● **GIVEN TASK**
Copy each line exactly. Drop every picture.

● **PROVIDED DATA**
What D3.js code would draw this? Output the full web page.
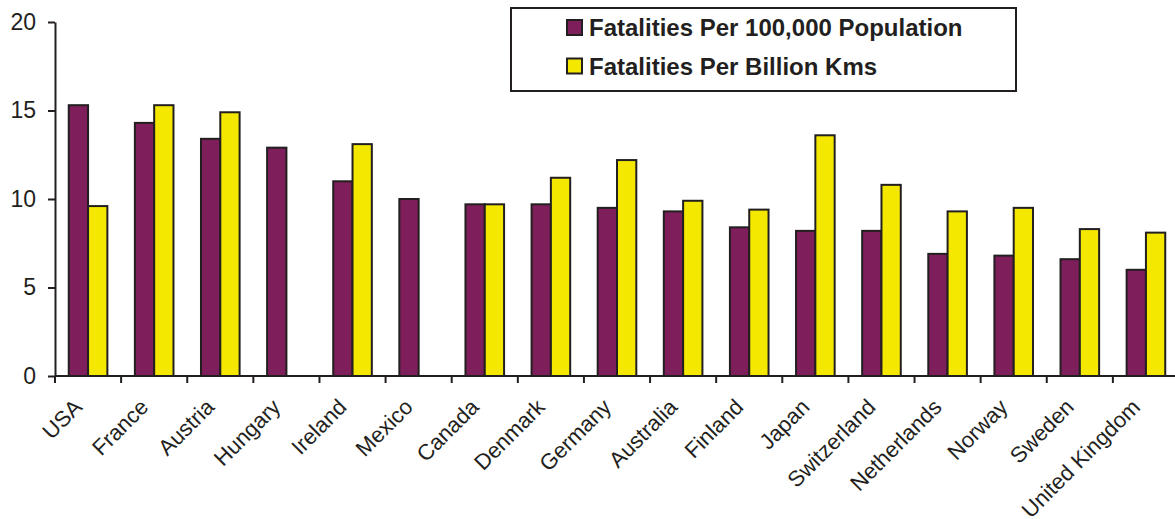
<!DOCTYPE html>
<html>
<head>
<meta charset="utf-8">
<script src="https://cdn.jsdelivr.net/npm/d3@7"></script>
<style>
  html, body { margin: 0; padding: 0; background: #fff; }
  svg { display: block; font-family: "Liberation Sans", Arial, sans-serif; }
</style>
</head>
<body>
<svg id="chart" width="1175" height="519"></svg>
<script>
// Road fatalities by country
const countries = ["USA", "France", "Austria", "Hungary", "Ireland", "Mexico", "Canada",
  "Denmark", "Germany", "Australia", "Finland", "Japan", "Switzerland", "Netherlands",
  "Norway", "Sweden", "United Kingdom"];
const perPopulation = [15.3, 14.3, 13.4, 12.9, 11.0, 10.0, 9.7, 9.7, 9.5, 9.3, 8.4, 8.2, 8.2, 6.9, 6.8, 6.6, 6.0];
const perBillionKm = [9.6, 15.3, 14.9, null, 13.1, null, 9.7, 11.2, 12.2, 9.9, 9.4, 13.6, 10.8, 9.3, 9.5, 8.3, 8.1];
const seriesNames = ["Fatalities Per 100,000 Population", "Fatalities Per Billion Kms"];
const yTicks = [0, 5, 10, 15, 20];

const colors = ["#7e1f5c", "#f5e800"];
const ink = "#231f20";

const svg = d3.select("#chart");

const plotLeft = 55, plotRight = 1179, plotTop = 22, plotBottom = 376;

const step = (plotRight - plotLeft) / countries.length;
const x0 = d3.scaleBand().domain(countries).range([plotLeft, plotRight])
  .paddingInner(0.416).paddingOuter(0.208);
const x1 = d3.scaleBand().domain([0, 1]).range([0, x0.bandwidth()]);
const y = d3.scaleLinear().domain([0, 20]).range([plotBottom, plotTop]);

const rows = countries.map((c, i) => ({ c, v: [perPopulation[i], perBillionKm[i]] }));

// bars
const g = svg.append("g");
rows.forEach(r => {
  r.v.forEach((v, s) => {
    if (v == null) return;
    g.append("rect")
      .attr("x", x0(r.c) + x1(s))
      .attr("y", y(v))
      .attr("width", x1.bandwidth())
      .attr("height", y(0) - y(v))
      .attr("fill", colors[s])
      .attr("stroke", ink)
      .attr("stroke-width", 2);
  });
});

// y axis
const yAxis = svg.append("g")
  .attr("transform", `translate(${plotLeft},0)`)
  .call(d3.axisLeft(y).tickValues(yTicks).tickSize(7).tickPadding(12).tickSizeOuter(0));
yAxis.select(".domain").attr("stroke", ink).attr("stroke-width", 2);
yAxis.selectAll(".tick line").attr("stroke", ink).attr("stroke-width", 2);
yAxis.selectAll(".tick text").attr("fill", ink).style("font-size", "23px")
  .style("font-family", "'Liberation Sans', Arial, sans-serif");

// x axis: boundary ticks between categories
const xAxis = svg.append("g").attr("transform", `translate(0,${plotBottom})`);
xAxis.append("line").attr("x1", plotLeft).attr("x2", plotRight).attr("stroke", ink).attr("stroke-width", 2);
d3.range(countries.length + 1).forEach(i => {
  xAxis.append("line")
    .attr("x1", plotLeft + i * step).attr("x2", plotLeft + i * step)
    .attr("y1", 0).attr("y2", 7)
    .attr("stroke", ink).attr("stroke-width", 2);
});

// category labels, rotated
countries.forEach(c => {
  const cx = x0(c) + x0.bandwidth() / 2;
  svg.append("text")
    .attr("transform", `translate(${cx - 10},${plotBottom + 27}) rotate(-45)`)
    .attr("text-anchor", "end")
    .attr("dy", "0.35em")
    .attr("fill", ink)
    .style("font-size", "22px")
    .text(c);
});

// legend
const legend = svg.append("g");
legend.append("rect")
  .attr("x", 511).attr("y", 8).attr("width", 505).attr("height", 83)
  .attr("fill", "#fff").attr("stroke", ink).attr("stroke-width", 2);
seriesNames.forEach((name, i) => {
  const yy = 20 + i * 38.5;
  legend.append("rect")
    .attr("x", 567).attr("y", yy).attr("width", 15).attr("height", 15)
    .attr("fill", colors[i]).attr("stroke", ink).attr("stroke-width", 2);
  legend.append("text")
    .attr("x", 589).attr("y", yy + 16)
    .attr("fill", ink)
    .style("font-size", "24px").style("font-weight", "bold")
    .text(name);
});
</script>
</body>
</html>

● **EXERCISE OUTPUT**
What D3.js code would draw this? Output the full web page.
<!DOCTYPE html>
<html>
<head>
<meta charset="utf-8">
<script src="https://cdn.jsdelivr.net/npm/d3@7"></script>
<style>
  html, body { margin: 0; padding: 0; background: #fff; }
  svg { display: block; font-family: "Liberation Sans", Arial, sans-serif; }
</style>
</head>
<body>
<svg id="chart" width="1175" height="519"></svg>
<script>
// Road fatalities by country
const countries = ["USA", "France", "Austria", "Hungary", "Ireland", "Mexico", "Canada",
  "Denmark", "Germany", "Australia", "Finland", "Japan", "Switzerland", "Netherlands",
  "Norway", "Sweden", "United Kingdom"];
const perPopulation = [15.3, 14.3, 13.4, 12.9, 11.0, 10.0, 9.7, 9.7, 9.5, 9.3, 8.4, 8.2, 8.2, 6.9, 6.8, 6.6, 6.0];
const perBillionKm = [9.6, 15.3, 14.9, null, 13.1, null, 9.7, 11.2, 12.2, 9.9, 9.4, 13.6, 10.8, 9.3, 9.5, 8.3, 8.1];
const seriesNames = ["Fatalities Per 100,000 Population", "Fatalities Per Billion Kms"];
const yTicks = [0, 5, 10, 15, 20];

const colors = ["#7e1f5c", "#f5e800"];
const ink = "#231f20";

const svg = d3.select("#chart");

const plotLeft = 55, plotRight = 1179, plotTop = 22, plotBottom = 376;

const step = (plotRight - plotLeft) / countries.length;
const x0 = d3.scaleBand().domain(countries).range([plotLeft, plotRight])
  .paddingInner(0.416).paddingOuter(0.208);
const x1 = d3.scaleBand().domain([0, 1]).range([0, x0.bandwidth()]);
const y = d3.scaleLinear().domain([0, 20]).range([plotBottom, plotTop]);

const rows = countries.map((c, i) => ({ c, v: [perPopulation[i], perBillionKm[i]] }));

// bars
const g = svg.append("g");
rows.forEach(r => {
  r.v.forEach((v, s) => {
    if (v == null) return;
    g.append("rect")
      .attr("x", x0(r.c) + x1(s))
      .attr("y", y(v))
      .attr("width", x1.bandwidth())
      .attr("height", y(0) - y(v))
      .attr("fill", colors[s])
      .attr("stroke", ink)
      .attr("stroke-width", 2);
  });
});

// y axis
const yAxis = svg.append("g")
  .attr("transform", `translate(${plotLeft},0)`)
  .call(d3.axisLeft(y).tickValues(yTicks).tickSize(7).tickPadding(12).tickSizeOuter(0));
yAxis.select(".domain").attr("stroke", ink).attr("stroke-width", 2);
yAxis.selectAll(".tick line").attr("stroke", ink).attr("stroke-width", 2);
yAxis.selectAll(".tick text").attr("fill", ink).style("font-size", "23px")
  .style("font-family", "'Liberation Sans', Arial, sans-serif");

// x axis: boundary ticks between categories
const xAxis = svg.append("g").attr("transform", `translate(0,${plotBottom})`);
xAxis.append("line").attr("x1", plotLeft).attr("x2", plotRight).attr("stroke", ink).attr("stroke-width", 2);
d3.range(countries.length + 1).forEach(i => {
  xAxis.append("line")
    .attr("x1", plotLeft + i * step).attr("x2", plotLeft + i * step)
    .attr("y1", 0).attr("y2", 7)
    .attr("stroke", ink).attr("stroke-width", 2);
});

// category labels, rotated
countries.forEach(c => {
  const cx = x0(c) + x0.bandwidth() / 2;
  svg.append("text")
    .attr("transform", `translate(${cx - 10},${plotBottom + 27}) rotate(-45)`)
    .attr("text-anchor", "end")
    .attr("dy", "0.35em")
    .attr("fill", ink)
    .style("font-size", "22px")
    .text(c);
});

// legend
const legend = svg.append("g");
legend.append("rect")
  .attr("x", 511).attr("y", 8).attr("width", 505).attr("height", 83)
  .attr("fill", "#fff").attr("stroke", ink).attr("stroke-width", 2);
seriesNames.forEach((name, i) => {
  const yy = 20 + i * 38.5;
  legend.append("rect")
    .attr("x", 567).attr("y", yy).attr("width", 15).attr("height", 15)
    .attr("fill", colors[i]).attr("stroke", ink).attr("stroke-width", 2);
  legend.append("text")
    .attr("x", 589).attr("y", yy + 16)
    .attr("fill", ink)
    .style("font-size", "24px").style("font-weight", "bold")
    .text(name);
});
</script>
</body>
</html>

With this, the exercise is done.